## Provided data:
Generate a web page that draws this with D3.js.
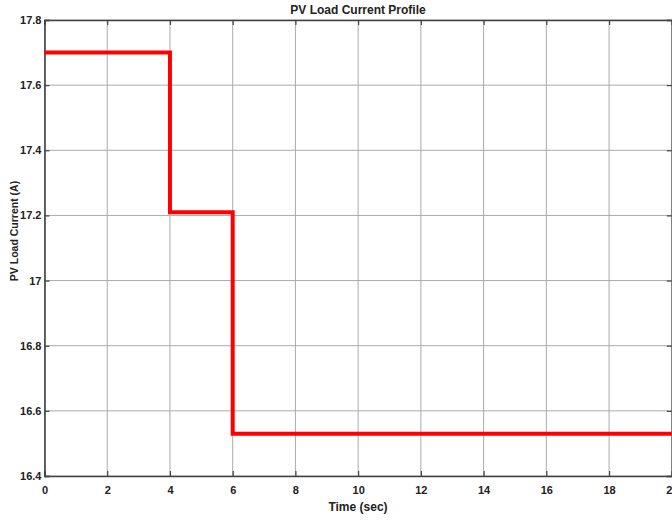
<!DOCTYPE html>
<html>
<head>
<meta charset="utf-8">
<script src="https://cdn.jsdelivr.net/npm/d3@7"></script>
<style>
  body { margin: 0; background: #fff; }
  svg text { font-family: "Liberation Sans Narrow", "Arial Narrow", "Liberation Sans", Arial, sans-serif; font-weight: bold; fill: #222; }
  .grid line { stroke: #aaa; stroke-width: 1; }
  .axis path, .axis line { stroke: #444; }
</style>
</head>
<body>
<svg width="672" height="521"></svg>
<script>
// step profile of the load current
var timeSec = [0, 4, 4, 6, 6, 20];
var currentA = [17.7, 17.7, 17.21, 17.21, 16.53, 16.53];
var xTicks = [0, 2, 4, 6, 8, 10, 12, 14, 16, 18, 20];
var yTicks = [16.4, 16.6, 16.8, 17, 17.2, 17.4, 17.6, 17.8];

var svg = d3.select("svg"),
    margin = {top: 20, right: 0.5, bottom: 45, left: 44.5},
    width = +svg.attr("width") - margin.left - margin.right,
    height = +svg.attr("height") - margin.top - margin.bottom;

var x = d3.scaleLinear().domain([0, 20]).range([0, 627.3]);
var y = d3.scaleLinear().domain([16.4, 17.8]).range([456, 0]);

var g = svg.append("g").attr("transform", "translate(" + margin.left + "," + margin.top + ")");

// grid
g.append("g").attr("class", "grid")
  .selectAll("line").data(xTicks).enter().append("line")
  .attr("x1", d => x(d)).attr("x2", d => x(d))
  .attr("y1", 0).attr("y2", y(16.4));
g.append("g").attr("class", "grid")
  .selectAll("line").data(yTicks).enter().append("line")
  .attr("x1", 0).attr("x2", x(20))
  .attr("y1", d => y(d)).attr("y2", d => y(d));

// box + ticks
var fmtX = d3.format("d");
g.append("g").attr("class", "axis").attr("transform", "translate(0," + y(16.4) + ")")
  .call(d3.axisBottom(x).tickValues(xTicks).tickSize(-5).tickPadding(10).tickFormat(fmtX))
  .call(a => a.select(".domain").attr("stroke-width", 1.6))
  .selectAll("text").attr("font-size", 11);
g.append("g").attr("class", "axis")
  .call(d3.axisTop(x).tickValues(xTicks).tickSize(-5).tickFormat(""))
  .call(a => a.select(".domain").attr("stroke-width", 1.6));
g.append("g").attr("class", "axis")
  .call(d3.axisLeft(y).tickValues(yTicks).tickSize(-5).tickPadding(3).tickFormat(d => d3.format("")(+d.toFixed(1))))
  .call(a => a.select(".domain").attr("stroke-width", 1.6))
  .selectAll("text").attr("font-size", 11);
g.append("g").attr("class", "axis").attr("transform", "translate(" + x(20) + ",0)")
  .call(d3.axisRight(y).tickValues(yTicks).tickSize(-5).tickFormat(""))
  .call(a => a.select(".domain").attr("stroke-width", 1.6));
g.selectAll(".axis .domain").attr("stroke", "#444");
g.selectAll(".axis .tick line").attr("stroke", "#222").attr("stroke-width", 1.2);

// the profile line
var line = d3.line().x((d, i) => x(timeSec[i])).y(d => y(d));
g.append("path").datum(currentA)
  .attr("fill", "none").attr("stroke", "#ff0000").attr("stroke-width", 4)
  .attr("stroke-linejoin", "miter")
  .attr("d", line);

// labels
svg.append("text").attr("x", 358).attr("y", 14).attr("text-anchor", "middle")
  .attr("font-size", 12).text("PV Load Current Profile");
svg.append("text").attr("x", 358).attr("y", 511).attr("text-anchor", "middle")
  .attr("font-size", 12).text("Time (sec)");
svg.append("text").attr("transform", "translate(18,231) rotate(-90)").attr("text-anchor", "middle")
  .style("font-family", "'Liberation Sans', Arial, sans-serif")
  .attr("font-size", 10.5).text("PV Load Current (A)");
</script>
</body>
</html>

## Exercise directions:
Starting with the first line of the data above and ending with the line containing "margin.top - margin.bottom;", please restate every line exactly, leaving images out.

## Solution for this problem:
Generate a web page that draws this with D3.js.
<!DOCTYPE html>
<html>
<head>
<meta charset="utf-8">
<script src="https://cdn.jsdelivr.net/npm/d3@7"></script>
<style>
  body { margin: 0; background: #fff; }
  svg text { font-family: "Liberation Sans Narrow", "Arial Narrow", "Liberation Sans", Arial, sans-serif; font-weight: bold; fill: #222; }
  .grid line { stroke: #aaa; stroke-width: 1; }
  .axis path, .axis line { stroke: #444; }
</style>
</head>
<body>
<svg width="672" height="521"></svg>
<script>
// step profile of the load current
var timeSec = [0, 4, 4, 6, 6, 20];
var currentA = [17.7, 17.7, 17.21, 17.21, 16.53, 16.53];
var xTicks = [0, 2, 4, 6, 8, 10, 12, 14, 16, 18, 20];
var yTicks = [16.4, 16.6, 16.8, 17, 17.2, 17.4, 17.6, 17.8];

var svg = d3.select("svg"),
    margin = {top: 20, right: 0.5, bottom: 45, left: 44.5},
    width = +svg.attr("width") - margin.left - margin.right,
    height = +svg.attr("height") - margin.top - margin.bottom;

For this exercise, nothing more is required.